» Given information:
|---|

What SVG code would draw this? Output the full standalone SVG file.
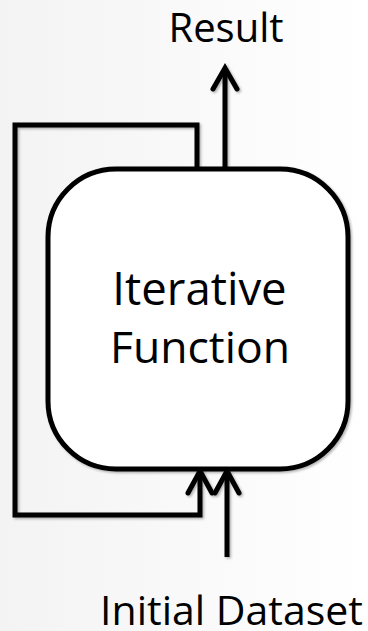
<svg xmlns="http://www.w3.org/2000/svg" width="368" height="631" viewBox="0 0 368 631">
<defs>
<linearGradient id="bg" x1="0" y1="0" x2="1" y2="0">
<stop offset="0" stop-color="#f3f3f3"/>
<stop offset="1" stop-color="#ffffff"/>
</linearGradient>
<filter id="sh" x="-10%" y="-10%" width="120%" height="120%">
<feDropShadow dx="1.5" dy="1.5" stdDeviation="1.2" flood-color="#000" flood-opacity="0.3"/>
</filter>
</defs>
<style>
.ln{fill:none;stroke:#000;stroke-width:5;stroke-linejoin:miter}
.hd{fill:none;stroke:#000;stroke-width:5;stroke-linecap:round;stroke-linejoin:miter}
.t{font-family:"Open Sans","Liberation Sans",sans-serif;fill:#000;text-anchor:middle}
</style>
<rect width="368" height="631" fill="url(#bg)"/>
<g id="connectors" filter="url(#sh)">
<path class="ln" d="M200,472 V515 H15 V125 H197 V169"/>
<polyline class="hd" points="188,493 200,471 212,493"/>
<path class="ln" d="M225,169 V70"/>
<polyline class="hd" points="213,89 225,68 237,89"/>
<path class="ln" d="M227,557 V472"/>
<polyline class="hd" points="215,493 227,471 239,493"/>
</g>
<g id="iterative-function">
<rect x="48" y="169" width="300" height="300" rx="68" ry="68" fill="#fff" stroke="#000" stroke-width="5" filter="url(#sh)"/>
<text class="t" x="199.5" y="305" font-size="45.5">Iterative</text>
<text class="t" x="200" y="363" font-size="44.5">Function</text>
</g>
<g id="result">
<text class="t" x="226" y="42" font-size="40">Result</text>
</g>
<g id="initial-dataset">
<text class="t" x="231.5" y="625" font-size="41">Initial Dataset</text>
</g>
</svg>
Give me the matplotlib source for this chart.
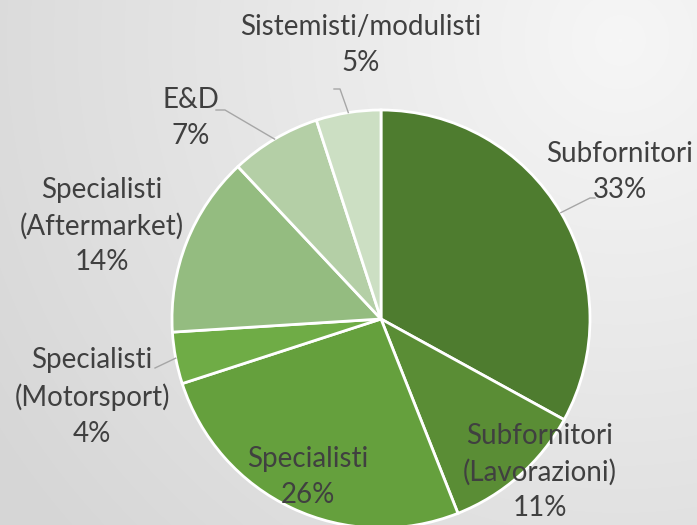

|---|

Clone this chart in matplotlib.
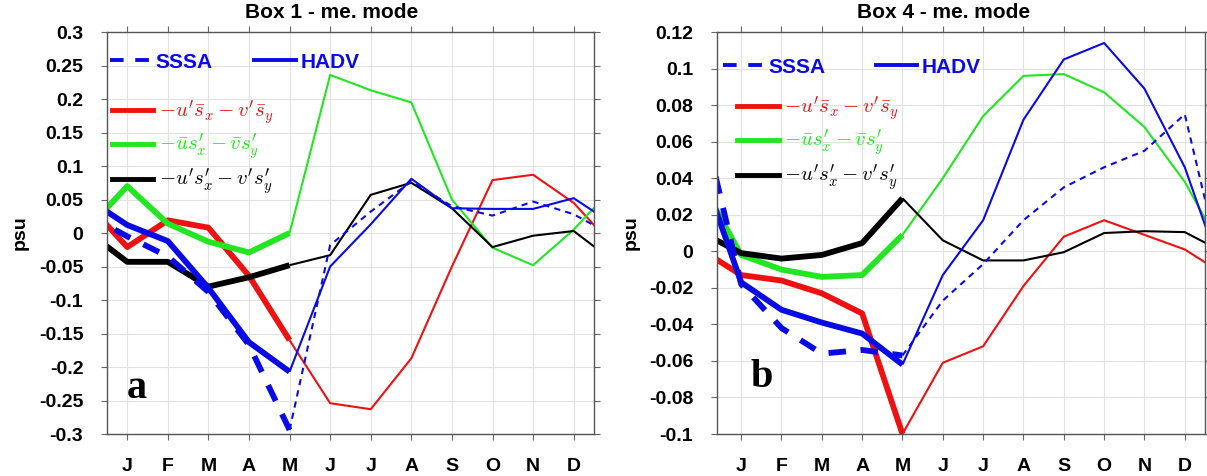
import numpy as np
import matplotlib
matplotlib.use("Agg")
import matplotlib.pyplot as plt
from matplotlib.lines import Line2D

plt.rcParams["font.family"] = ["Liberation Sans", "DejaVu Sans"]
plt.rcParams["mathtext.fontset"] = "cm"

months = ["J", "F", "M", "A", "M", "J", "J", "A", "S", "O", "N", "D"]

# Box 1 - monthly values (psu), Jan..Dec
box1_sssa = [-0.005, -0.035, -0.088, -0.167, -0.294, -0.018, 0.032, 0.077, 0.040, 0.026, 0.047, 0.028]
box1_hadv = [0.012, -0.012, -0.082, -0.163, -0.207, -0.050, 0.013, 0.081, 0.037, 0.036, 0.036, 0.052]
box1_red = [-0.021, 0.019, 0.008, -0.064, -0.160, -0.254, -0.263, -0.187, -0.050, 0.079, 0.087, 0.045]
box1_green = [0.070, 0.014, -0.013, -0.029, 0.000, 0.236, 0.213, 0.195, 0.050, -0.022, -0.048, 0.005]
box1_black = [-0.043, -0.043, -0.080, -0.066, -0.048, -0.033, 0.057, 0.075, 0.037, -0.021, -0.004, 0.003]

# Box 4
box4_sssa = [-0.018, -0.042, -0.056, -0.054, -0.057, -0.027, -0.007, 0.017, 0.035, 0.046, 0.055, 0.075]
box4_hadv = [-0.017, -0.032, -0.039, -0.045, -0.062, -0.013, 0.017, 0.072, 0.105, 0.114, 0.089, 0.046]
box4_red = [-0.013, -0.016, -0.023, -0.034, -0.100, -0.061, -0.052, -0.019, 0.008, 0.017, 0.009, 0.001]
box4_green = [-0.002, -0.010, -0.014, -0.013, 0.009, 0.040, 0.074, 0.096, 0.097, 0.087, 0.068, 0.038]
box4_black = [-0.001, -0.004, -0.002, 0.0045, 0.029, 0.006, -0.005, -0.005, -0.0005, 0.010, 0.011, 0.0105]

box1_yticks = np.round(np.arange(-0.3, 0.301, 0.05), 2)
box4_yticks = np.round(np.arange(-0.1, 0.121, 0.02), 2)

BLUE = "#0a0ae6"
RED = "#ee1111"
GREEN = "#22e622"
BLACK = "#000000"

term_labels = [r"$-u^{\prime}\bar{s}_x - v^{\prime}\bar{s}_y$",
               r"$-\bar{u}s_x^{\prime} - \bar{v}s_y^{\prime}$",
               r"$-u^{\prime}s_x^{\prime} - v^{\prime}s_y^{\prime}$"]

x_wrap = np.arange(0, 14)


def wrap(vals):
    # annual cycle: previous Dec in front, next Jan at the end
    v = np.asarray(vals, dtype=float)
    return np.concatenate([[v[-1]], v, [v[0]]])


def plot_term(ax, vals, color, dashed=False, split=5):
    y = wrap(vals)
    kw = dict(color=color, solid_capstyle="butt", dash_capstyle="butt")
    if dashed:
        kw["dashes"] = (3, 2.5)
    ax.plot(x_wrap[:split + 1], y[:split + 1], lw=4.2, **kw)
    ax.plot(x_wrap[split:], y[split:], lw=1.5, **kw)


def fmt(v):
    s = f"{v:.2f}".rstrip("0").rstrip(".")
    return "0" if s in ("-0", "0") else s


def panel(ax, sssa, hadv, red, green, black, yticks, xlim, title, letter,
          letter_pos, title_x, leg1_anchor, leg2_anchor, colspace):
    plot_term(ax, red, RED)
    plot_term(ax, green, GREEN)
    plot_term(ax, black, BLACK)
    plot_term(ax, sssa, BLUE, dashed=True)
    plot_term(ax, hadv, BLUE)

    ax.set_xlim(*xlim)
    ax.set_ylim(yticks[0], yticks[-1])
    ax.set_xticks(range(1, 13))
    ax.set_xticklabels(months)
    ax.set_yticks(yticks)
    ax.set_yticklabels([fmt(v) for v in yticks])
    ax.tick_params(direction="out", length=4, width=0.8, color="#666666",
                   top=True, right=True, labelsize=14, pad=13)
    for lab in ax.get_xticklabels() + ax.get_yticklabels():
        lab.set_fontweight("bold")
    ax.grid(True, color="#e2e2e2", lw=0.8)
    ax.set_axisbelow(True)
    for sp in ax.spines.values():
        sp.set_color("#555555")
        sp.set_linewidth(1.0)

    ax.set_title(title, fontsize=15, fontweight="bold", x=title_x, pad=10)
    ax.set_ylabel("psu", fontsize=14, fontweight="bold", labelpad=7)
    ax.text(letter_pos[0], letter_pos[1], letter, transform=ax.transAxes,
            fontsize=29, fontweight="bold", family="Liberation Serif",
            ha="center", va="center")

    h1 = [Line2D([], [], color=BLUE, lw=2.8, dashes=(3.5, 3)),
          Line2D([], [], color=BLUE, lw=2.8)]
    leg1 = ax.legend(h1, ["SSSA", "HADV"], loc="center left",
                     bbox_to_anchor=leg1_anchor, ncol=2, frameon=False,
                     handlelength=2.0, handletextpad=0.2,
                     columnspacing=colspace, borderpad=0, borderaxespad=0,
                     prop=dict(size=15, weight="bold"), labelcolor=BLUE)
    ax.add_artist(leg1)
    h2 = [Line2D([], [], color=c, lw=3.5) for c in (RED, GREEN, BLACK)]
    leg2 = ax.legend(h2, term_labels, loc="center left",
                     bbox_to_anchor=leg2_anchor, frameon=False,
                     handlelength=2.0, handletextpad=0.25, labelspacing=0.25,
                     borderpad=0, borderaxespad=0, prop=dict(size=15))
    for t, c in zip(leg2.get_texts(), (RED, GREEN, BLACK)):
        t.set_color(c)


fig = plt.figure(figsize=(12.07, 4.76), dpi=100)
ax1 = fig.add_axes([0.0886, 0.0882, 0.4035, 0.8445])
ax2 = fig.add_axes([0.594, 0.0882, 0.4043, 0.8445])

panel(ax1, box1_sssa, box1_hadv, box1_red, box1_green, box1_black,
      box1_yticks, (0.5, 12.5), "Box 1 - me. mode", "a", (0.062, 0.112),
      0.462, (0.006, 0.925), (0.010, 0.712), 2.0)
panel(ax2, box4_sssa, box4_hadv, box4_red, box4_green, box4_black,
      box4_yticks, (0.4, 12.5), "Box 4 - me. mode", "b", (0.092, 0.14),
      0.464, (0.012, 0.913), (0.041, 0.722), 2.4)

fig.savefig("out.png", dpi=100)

|---|

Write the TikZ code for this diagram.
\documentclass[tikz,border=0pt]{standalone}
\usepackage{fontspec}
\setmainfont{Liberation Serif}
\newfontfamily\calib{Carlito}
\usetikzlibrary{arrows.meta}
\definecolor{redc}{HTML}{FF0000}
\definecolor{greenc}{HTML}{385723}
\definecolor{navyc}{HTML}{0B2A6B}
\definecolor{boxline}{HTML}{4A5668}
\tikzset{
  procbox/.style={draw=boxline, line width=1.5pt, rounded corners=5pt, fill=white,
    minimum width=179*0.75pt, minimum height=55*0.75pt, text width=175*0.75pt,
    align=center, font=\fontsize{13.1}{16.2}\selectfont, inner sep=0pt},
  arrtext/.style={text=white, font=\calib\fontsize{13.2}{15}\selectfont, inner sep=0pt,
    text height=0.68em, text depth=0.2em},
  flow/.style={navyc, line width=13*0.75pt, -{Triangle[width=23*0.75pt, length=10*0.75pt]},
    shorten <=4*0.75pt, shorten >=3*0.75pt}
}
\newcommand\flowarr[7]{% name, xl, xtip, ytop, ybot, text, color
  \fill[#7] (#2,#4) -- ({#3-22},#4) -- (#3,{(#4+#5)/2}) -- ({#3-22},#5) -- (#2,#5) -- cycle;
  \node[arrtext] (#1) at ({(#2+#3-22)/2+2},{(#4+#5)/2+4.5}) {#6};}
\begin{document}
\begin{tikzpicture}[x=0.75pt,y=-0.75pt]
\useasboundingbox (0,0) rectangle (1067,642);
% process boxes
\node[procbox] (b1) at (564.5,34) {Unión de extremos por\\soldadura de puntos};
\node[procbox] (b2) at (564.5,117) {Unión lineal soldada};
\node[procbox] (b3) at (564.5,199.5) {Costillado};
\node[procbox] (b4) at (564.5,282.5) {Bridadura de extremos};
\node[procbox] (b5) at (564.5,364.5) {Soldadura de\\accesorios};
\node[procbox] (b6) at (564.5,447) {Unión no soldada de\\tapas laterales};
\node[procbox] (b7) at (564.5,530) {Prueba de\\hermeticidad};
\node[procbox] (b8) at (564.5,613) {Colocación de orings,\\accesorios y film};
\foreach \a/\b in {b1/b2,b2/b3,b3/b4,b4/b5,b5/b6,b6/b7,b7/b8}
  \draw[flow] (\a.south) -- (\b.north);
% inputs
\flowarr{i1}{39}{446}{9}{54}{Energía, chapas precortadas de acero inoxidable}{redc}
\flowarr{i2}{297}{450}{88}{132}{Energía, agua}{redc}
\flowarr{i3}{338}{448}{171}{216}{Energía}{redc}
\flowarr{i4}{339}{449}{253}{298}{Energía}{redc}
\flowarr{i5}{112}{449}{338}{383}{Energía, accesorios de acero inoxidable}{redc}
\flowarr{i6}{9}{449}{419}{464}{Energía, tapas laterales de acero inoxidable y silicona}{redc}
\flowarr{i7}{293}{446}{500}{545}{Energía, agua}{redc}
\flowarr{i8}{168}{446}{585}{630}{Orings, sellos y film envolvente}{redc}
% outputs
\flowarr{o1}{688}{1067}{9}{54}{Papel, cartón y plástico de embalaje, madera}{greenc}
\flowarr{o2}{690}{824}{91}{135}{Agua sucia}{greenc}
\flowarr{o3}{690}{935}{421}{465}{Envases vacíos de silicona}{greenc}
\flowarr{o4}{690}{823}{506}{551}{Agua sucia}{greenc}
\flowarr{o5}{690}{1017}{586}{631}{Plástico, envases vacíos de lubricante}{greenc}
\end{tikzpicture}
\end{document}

|---|

» Exercise: Of the lines above, quote exactly those from the one with "Clone this chart in matplotlib." through the one with "-0.021, -0.004, 0.003]", ends included; pictures stay out.

» Right answer:
Clone this chart in matplotlib.
import numpy as np
import matplotlib
matplotlib.use("Agg")
import matplotlib.pyplot as plt
from matplotlib.lines import Line2D

plt.rcParams["font.family"] = ["Liberation Sans", "DejaVu Sans"]
plt.rcParams["mathtext.fontset"] = "cm"

months = ["J", "F", "M", "A", "M", "J", "J", "A", "S", "O", "N", "D"]

# Box 1 - monthly values (psu), Jan..Dec
box1_sssa = [-0.005, -0.035, -0.088, -0.167, -0.294, -0.018, 0.032, 0.077, 0.040, 0.026, 0.047, 0.028]
box1_hadv = [0.012, -0.012, -0.082, -0.163, -0.207, -0.050, 0.013, 0.081, 0.037, 0.036, 0.036, 0.052]
box1_red = [-0.021, 0.019, 0.008, -0.064, -0.160, -0.254, -0.263, -0.187, -0.050, 0.079, 0.087, 0.045]
box1_green = [0.070, 0.014, -0.013, -0.029, 0.000, 0.236, 0.213, 0.195, 0.050, -0.022, -0.048, 0.005]
box1_black = [-0.043, -0.043, -0.080, -0.066, -0.048, -0.033, 0.057, 0.075, 0.037, -0.021, -0.004, 0.003]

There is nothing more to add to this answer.